*Task*: For the copy, please give all of the data again exactly and leave the pictures out.

*Data block*:
===
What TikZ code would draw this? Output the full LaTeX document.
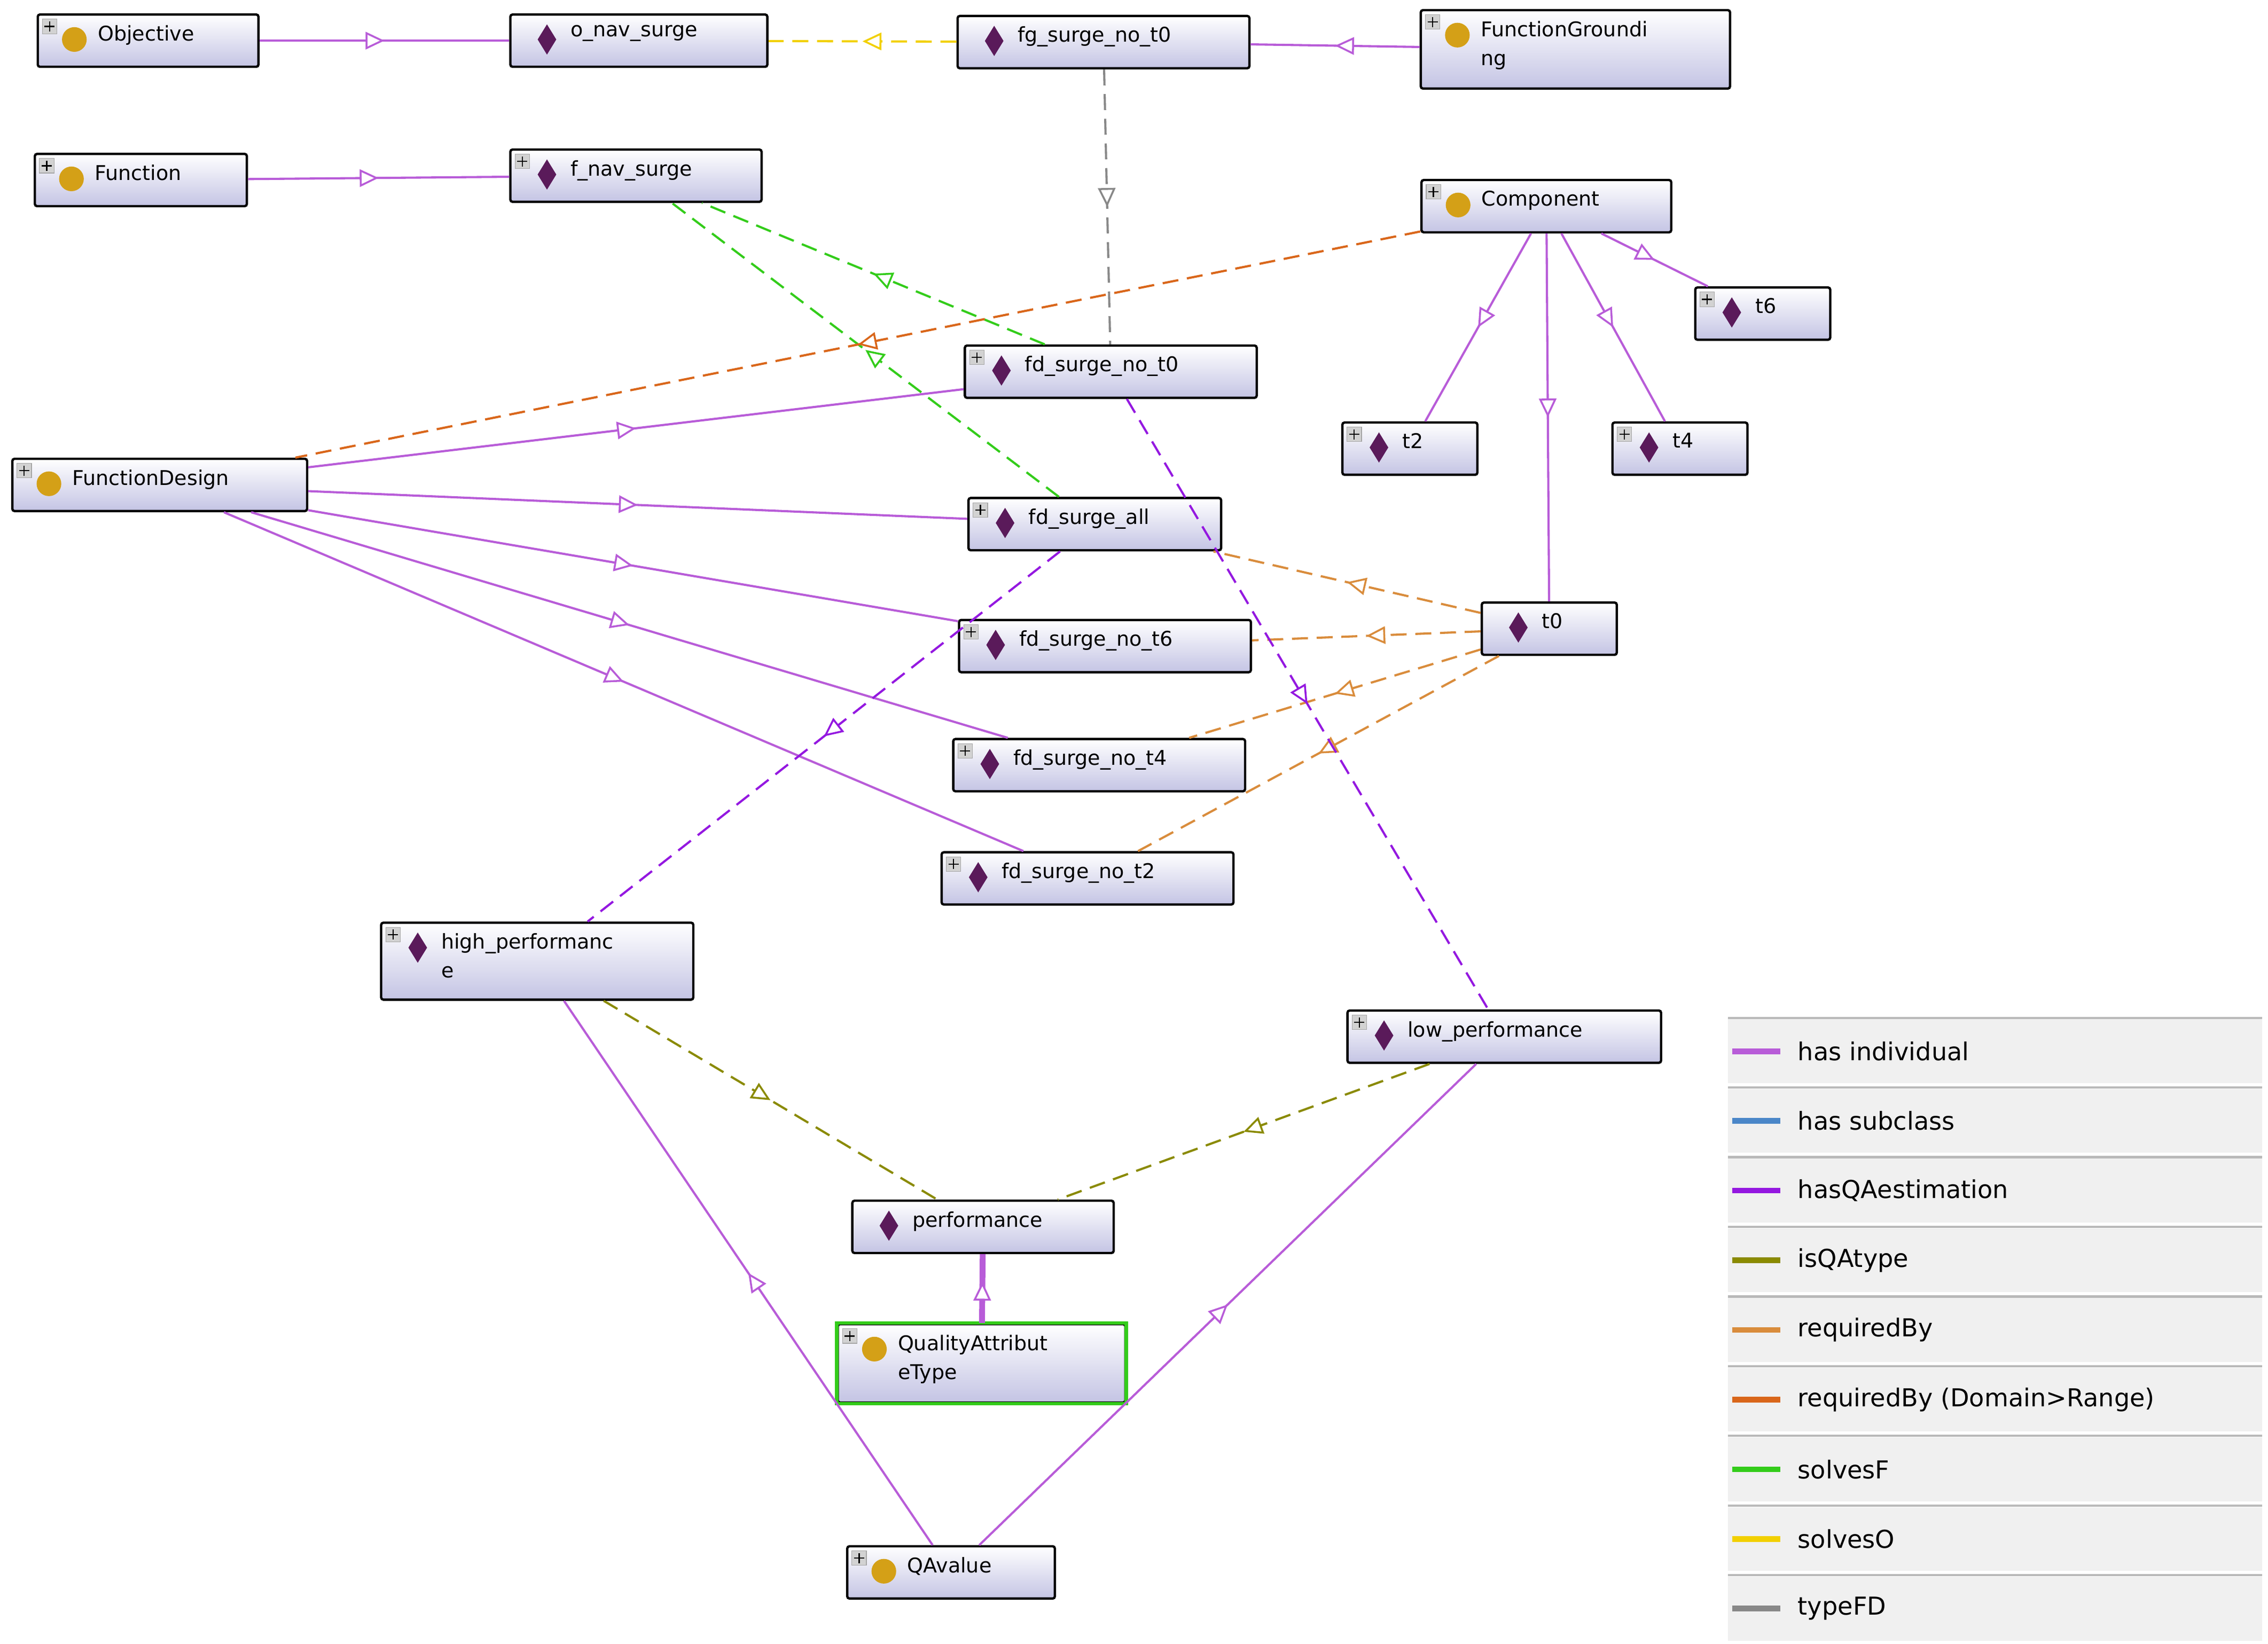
\documentclass[tikz,border=0pt]{standalone}
\usepackage{fontspec}
\setmainfont{DejaVu Sans}
\usetikzlibrary{shapes.geometric,calc,arrows.meta,decorations.markings}

\definecolor{hasind}{HTML}{B85CD8}
\definecolor{hassub}{HTML}{4A86C8}
\definecolor{hasqa}{HTML}{9418E0}
\definecolor{isqa}{HTML}{8A8A00}
\definecolor{reqby}{HTML}{D98C3C}
\definecolor{reqdr}{HTML}{D9661A}
\definecolor{solf}{HTML}{33CC1A}
\definecolor{solo}{HTML}{F2D000}
\definecolor{typefd}{HTML}{888888}
\definecolor{boxbot}{HTML}{C4C4E4}
\definecolor{clsdot}{HTML}{D4A017}
\definecolor{inddot}{HTML}{5A1A5A}

\tikzset{
  obox/.style = {draw=black, line width=1.6pt, rounded corners=1.5pt, top color=white, bottom color=boxbot, inner sep=0pt},
  ico class/.style = {circle, fill=clsdot, minimum size=17pt, inner sep=0pt},
  ico indiv/.style = {diamond, fill=inddot, minimum width=13pt, minimum height=21pt, inner sep=0pt},
  otext/.style = {anchor=north west, font=\fontsize{14}{20}\selectfont, align=left, inner sep=0pt},
  mid/.style = {postaction=decorate, decoration={markings, mark=at position #1 with {\arrow{Triangle[fill=white, length=13pt, width=12pt, line width=1.3pt]}}}},
  mid/.default = .5,
  rel/.style = {line width=1.5pt, mid},
  dsh/.style = {dash pattern=on 11pt off 6pt},
  leg/.style = {font=\fontsize{17}{20}\selectfont, anchor=west, inner sep=0pt}
}

% name, position, width, height, icon, text
\newcommand{\onto}[6]{%
  \node[obox, minimum width=#3, minimum height=#4] (#1) at (#2) {};
  \node[ico #5] at ($(#1.north west)+(26,18)$) {};
  \node[otext] at ($(#1.north west)+(42,8)$) {#6};
}
\newcommand{\plusbox}[1]{%
  \draw[fill=gray!35, draw=gray!70] ($(#1.north west)+(4,4)$) rectangle ++(10,10);
  \draw[line width=0.8pt] ($(#1.north west)+(9,5.5)$) -- ++(0,7) ($(#1.north west)+(5.5,9)$) -- ++(7,0);
}

\begin{document}
\begin{tikzpicture}[x=1pt, y=-1pt]
\useasboundingbox (0,0) rectangle (1562,1132);

% nodes
\onto{objective}{102,28}{152}{36}{class}{Objective}
\onto{onav}{440,28}{177}{36}{indiv}{o\_nav\_surge}
\onto{fgnot0}{760,29}{201}{36}{indiv}{fg\_surge\_no\_t0}
\onto{fground}{1085,34}{213}{54}{class}{FunctionGroundi\\ng}
\onto{function}{97,124}{146}{36}{class}{Function}
\onto{fnav}{438,121}{173}{36}{indiv}{f\_nav\_surge}
\onto{component}{1065,142}{172}{36}{class}{Component}
\onto{t6}{1214,216}{93}{36}{indiv}{t6}
\onto{fdnot0}{765,256}{201}{36}{indiv}{fd\_surge\_no\_t0}
\onto{t2}{971,309}{93}{36}{indiv}{t2}
\onto{t4}{1157,309}{93}{36}{indiv}{t4}
\onto{fdesign}{110,334}{203}{36}{class}{FunctionDesign}
\onto{fdall}{754,361}{174}{36}{indiv}{fd\_surge\_all}
\onto{t0}{1067,433}{93}{36}{indiv}{t0}
\onto{fdnot6}{761,445}{201}{36}{indiv}{fd\_surge\_no\_t6}
\onto{fdnot4}{757,527}{201}{36}{indiv}{fd\_surge\_no\_t4}
\onto{fdnot2}{749,605}{201}{36}{indiv}{fd\_surge\_no\_t2}
\onto{highperf}{370,662}{215}{53}{indiv}{high\_performanc\\e}
\onto{lowperf}{1036,714}{216}{36}{indiv}{low\_performance}
\onto{perf}{677,845}{180}{36}{indiv}{performance}
\onto{qatype}{676,939}{198}{54}{class}{QualityAttribut\\eType}
\draw[solf, line width=2.5pt] (qatype.north west) rectangle (qatype.south east);
\onto{qavalue}{655,1083}{143}{36}{class}{QAvalue}

\foreach \n in {objective,fground,function,fnav,component,t6,fdnot0,t2,t4,fdesign,fdall,fdnot6,fdnot4,fdnot2,highperf,lowperf,qatype,qavalue}
  \plusbox{\n};

% has individual
\draw[rel, hasind] (objective) -- (onav);
\draw[rel, hasind] (function) -- (fnav);
\draw[rel, hasind] (fground) -- (fgnot0);
\draw[rel, hasind] (fdesign) -- (fdnot0);
\draw[rel, hasind] (fdesign) -- (fdall);
\draw[rel, hasind] (fdesign) -- (fdnot6);
\draw[rel, hasind] (fdesign) -- (fdnot4);
\draw[rel, hasind] (fdesign) -- (fdnot2);
\draw[rel, hasind] (component) -- (t6);
\draw[rel, hasind] (component) -- (t2);
\draw[rel, hasind] (component) -- (t4);
\draw[rel, hasind] (component) -- (t0);
\draw[rel, hasind] (qavalue) -- (highperf);
\draw[rel, hasind] (qavalue) -- (lowperf);
\draw[hasind, line width=4pt, mid=.6] (qatype) -- (perf);

% object properties
\draw[rel, dsh, solo] (fgnot0) -- (onav);
\draw[rel, dsh, typefd] (fgnot0) -- (fdnot0);
\draw[rel, dsh, solf] (fdnot0) -- (fnav);
\draw[rel, dsh, solf] (fdall) -- (fnav);
\draw[rel, dsh, reqdr] (component) -- (fdesign);
\draw[rel, dsh, reqby] (t0) -- (fdall);
\draw[rel, dsh, reqby] (t0) -- (fdnot6);
\draw[rel, dsh, reqby] (t0) -- (fdnot4);
\draw[rel, dsh, reqby] (t0) -- (fdnot2);
\draw[rel, dsh, hasqa] (fdnot0) -- (lowperf);
\draw[rel, dsh, hasqa] (fdall) -- (highperf);
\draw[rel, dsh, isqa] (highperf) -- (perf);
\draw[rel, dsh, isqa] (lowperf) -- (perf);

% legend
\foreach \c/\t [count=\i] in {hasind/has individual, hassub/has subclass, hasqa/hasQAestimation, isqa/isQAtype, reqby/requiredBy, reqdr/requiredBy (Domain>Range), solf/solvesF, solo/solvesO, typefd/typeFD}{
  \fill[gray!12] (1190,676+48*\i-22) rectangle (1558,676+48*\i+22);
  \draw[gray!55, line width=1.5pt] (1190,676+48*\i-23) -- (1558,676+48*\i-23);
  \draw[\c, line width=4pt] (1193,676+48*\i) -- (1226,676+48*\i);
  \node[leg] at (1238,676+48*\i) {\t};
}
\end{tikzpicture}
\end{document}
===
*Written answer*:
What TikZ code would draw this? Output the full LaTeX document.
\documentclass[tikz,border=0pt]{standalone}
\usepackage{fontspec}
\setmainfont{DejaVu Sans}
\usetikzlibrary{shapes.geometric,calc,arrows.meta,decorations.markings}

\definecolor{hasind}{HTML}{B85CD8}
\definecolor{hassub}{HTML}{4A86C8}
\definecolor{hasqa}{HTML}{9418E0}
\definecolor{isqa}{HTML}{8A8A00}
\definecolor{reqby}{HTML}{D98C3C}
\definecolor{reqdr}{HTML}{D9661A}
\definecolor{solf}{HTML}{33CC1A}
\definecolor{solo}{HTML}{F2D000}
\definecolor{typefd}{HTML}{888888}
\definecolor{boxbot}{HTML}{C4C4E4}
\definecolor{clsdot}{HTML}{D4A017}
\definecolor{inddot}{HTML}{5A1A5A}

\tikzset{
  obox/.style = {draw=black, line width=1.6pt, rounded corners=1.5pt, top color=white, bottom color=boxbot, inner sep=0pt},
  ico class/.style = {circle, fill=clsdot, minimum size=17pt, inner sep=0pt},
  ico indiv/.style = {diamond, fill=inddot, minimum width=13pt, minimum height=21pt, inner sep=0pt},
  otext/.style = {anchor=north west, font=\fontsize{14}{20}\selectfont, align=left, inner sep=0pt},
  mid/.style = {postaction=decorate, decoration={markings, mark=at position #1 with {\arrow{Triangle[fill=white, length=13pt, width=12pt, line width=1.3pt]}}}},
  mid/.default = .5,
  rel/.style = {line width=1.5pt, mid},
  dsh/.style = {dash pattern=on 11pt off 6pt},
  leg/.style = {font=\fontsize{17}{20}\selectfont, anchor=west, inner sep=0pt}
}

% name, position, width, height, icon, text
\newcommand{\onto}[6]{%
  \node[obox, minimum width=#3, minimum height=#4] (#1) at (#2) {};
  \node[ico #5] at ($(#1.north west)+(26,18)$) {};
  \node[otext] at ($(#1.north west)+(42,8)$) {#6};
}
\newcommand{\plusbox}[1]{%
  \draw[fill=gray!35, draw=gray!70] ($(#1.north west)+(4,4)$) rectangle ++(10,10);
  \draw[line width=0.8pt] ($(#1.north west)+(9,5.5)$) -- ++(0,7) ($(#1.north west)+(5.5,9)$) -- ++(7,0);
}

\begin{document}
\begin{tikzpicture}[x=1pt, y=-1pt]
\useasboundingbox (0,0) rectangle (1562,1132);

% nodes
\onto{objective}{102,28}{152}{36}{class}{Objective}
\onto{onav}{440,28}{177}{36}{indiv}{o\_nav\_surge}
\onto{fgnot0}{760,29}{201}{36}{indiv}{fg\_surge\_no\_t0}
\onto{fground}{1085,34}{213}{54}{class}{FunctionGroundi\\ng}
\onto{function}{97,124}{146}{36}{class}{Function}
\onto{fnav}{438,121}{173}{36}{indiv}{f\_nav\_surge}
\onto{component}{1065,142}{172}{36}{class}{Component}
\onto{t6}{1214,216}{93}{36}{indiv}{t6}
\onto{fdnot0}{765,256}{201}{36}{indiv}{fd\_surge\_no\_t0}
\onto{t2}{971,309}{93}{36}{indiv}{t2}
\onto{t4}{1157,309}{93}{36}{indiv}{t4}
\onto{fdesign}{110,334}{203}{36}{class}{FunctionDesign}
\onto{fdall}{754,361}{174}{36}{indiv}{fd\_surge\_all}
\onto{t0}{1067,433}{93}{36}{indiv}{t0}
\onto{fdnot6}{761,445}{201}{36}{indiv}{fd\_surge\_no\_t6}
\onto{fdnot4}{757,527}{201}{36}{indiv}{fd\_surge\_no\_t4}
\onto{fdnot2}{749,605}{201}{36}{indiv}{fd\_surge\_no\_t2}
\onto{highperf}{370,662}{215}{53}{indiv}{high\_performanc\\e}
\onto{lowperf}{1036,714}{216}{36}{indiv}{low\_performance}
\onto{perf}{677,845}{180}{36}{indiv}{performance}
\onto{qatype}{676,939}{198}{54}{class}{QualityAttribut\\eType}
\draw[solf, line width=2.5pt] (qatype.north west) rectangle (qatype.south east);
\onto{qavalue}{655,1083}{143}{36}{class}{QAvalue}

\foreach \n in {objective,fground,function,fnav,component,t6,fdnot0,t2,t4,fdesign,fdall,fdnot6,fdnot4,fdnot2,highperf,lowperf,qatype,qavalue}
  \plusbox{\n};

% has individual
\draw[rel, hasind] (objective) -- (onav);
\draw[rel, hasind] (function) -- (fnav);
\draw[rel, hasind] (fground) -- (fgnot0);
\draw[rel, hasind] (fdesign) -- (fdnot0);
\draw[rel, hasind] (fdesign) -- (fdall);
\draw[rel, hasind] (fdesign) -- (fdnot6);
\draw[rel, hasind] (fdesign) -- (fdnot4);
\draw[rel, hasind] (fdesign) -- (fdnot2);
\draw[rel, hasind] (component) -- (t6);
\draw[rel, hasind] (component) -- (t2);
\draw[rel, hasind] (component) -- (t4);
\draw[rel, hasind] (component) -- (t0);
\draw[rel, hasind] (qavalue) -- (highperf);
\draw[rel, hasind] (qavalue) -- (lowperf);
\draw[hasind, line width=4pt, mid=.6] (qatype) -- (perf);

% object properties
\draw[rel, dsh, solo] (fgnot0) -- (onav);
\draw[rel, dsh, typefd] (fgnot0) -- (fdnot0);
\draw[rel, dsh, solf] (fdnot0) -- (fnav);
\draw[rel, dsh, solf] (fdall) -- (fnav);
\draw[rel, dsh, reqdr] (component) -- (fdesign);
\draw[rel, dsh, reqby] (t0) -- (fdall);
\draw[rel, dsh, reqby] (t0) -- (fdnot6);
\draw[rel, dsh, reqby] (t0) -- (fdnot4);
\draw[rel, dsh, reqby] (t0) -- (fdnot2);
\draw[rel, dsh, hasqa] (fdnot0) -- (lowperf);
\draw[rel, dsh, hasqa] (fdall) -- (highperf);
\draw[rel, dsh, isqa] (highperf) -- (perf);
\draw[rel, dsh, isqa] (lowperf) -- (perf);

% legend
\foreach \c/\t [count=\i] in {hasind/has individual, hassub/has subclass, hasqa/hasQAestimation, isqa/isQAtype, reqby/requiredBy, reqdr/requiredBy (Domain>Range), solf/solvesF, solo/solvesO, typefd/typeFD}{
  \fill[gray!12] (1190,676+48*\i-22) rectangle (1558,676+48*\i+22);
  \draw[gray!55, line width=1.5pt] (1190,676+48*\i-23) -- (1558,676+48*\i-23);
  \draw[\c, line width=4pt] (1193,676+48*\i) -- (1226,676+48*\i);
  \node[leg] at (1238,676+48*\i) {\t};
}
\end{tikzpicture}
\end{document}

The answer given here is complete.